Après la rue des banques, la vaste surface était occupée par les vitrines provocatrices des magasins de luxe et de mode, les agences de voyages et les grandes librairies. Produits de beauté, articles en porcelaine ou en verre, objets décoratifs étaient une véritable provocation pour les jeunes en guenilles qui restaient rêveurs devant de telles belles choses.
Les cafés et les restaurants étaient, pour ainsi dire, interdits à l’Africain moyen, les prix élevés dissuadaient aisément les plus téméraires… Le bas peuple était bien dans la rue mais pour cirer les chaussures, vendre des sèches (cigarettes), des gâteaux (pains au chocolat, pains aux raisins, etc.), des montres, des journaux ou pour regarder avec envie ces gratos (grands patrons), ces génitos des administrations (petits fonctionnaires), ces « Ivoiriens qui ont réussi », ces Français qui dirigeaient leur pays et ces minets libanais enrichis par le commerce paternel.
On trouvait des cireurs de chaussures à chaque coin de rue. Ils se erraient de café en café, proposant leurs services. C’étaient en général des adolescents de 12 à 16 ans, bien souvent des écoliers. Par se moyen, ils essayaient de se faire un peu de pokô (argent). « Blanchir, madame ? Blanchir monsieur ». Et le jeune, un flacon de blanc à la main s’approchait :
- Tu ne trouves pas que nous sommes assez blancs comme ça ?
- C’est vos tennis qui sont sales, je vais les nettoyer.

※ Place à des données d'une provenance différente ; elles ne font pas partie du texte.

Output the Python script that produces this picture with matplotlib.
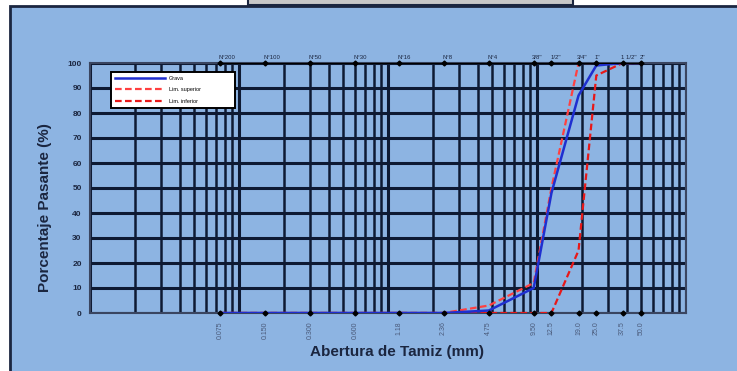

Les camelots vendaient aussi des boîtes d’allumettes éducatives. Chaque lettre correspondait un mot et un petit dessin : A = Ananas (avec le dessin d’un ananas) ; B = Banane ; D = Daba (instrument aratoire) ; C = Cheval ; F = Feu ; I = Igname ; V = Voiture ; W = Wagon ; etc. Les diphtongues étaient également illustrées : ien = Chien ; etc. D’autres boîtes énuméraient les chiffres : 1 = un ; 2 = deux ; et ainsi de suite jusqu’à 9, sans oublier le 0 = zéro.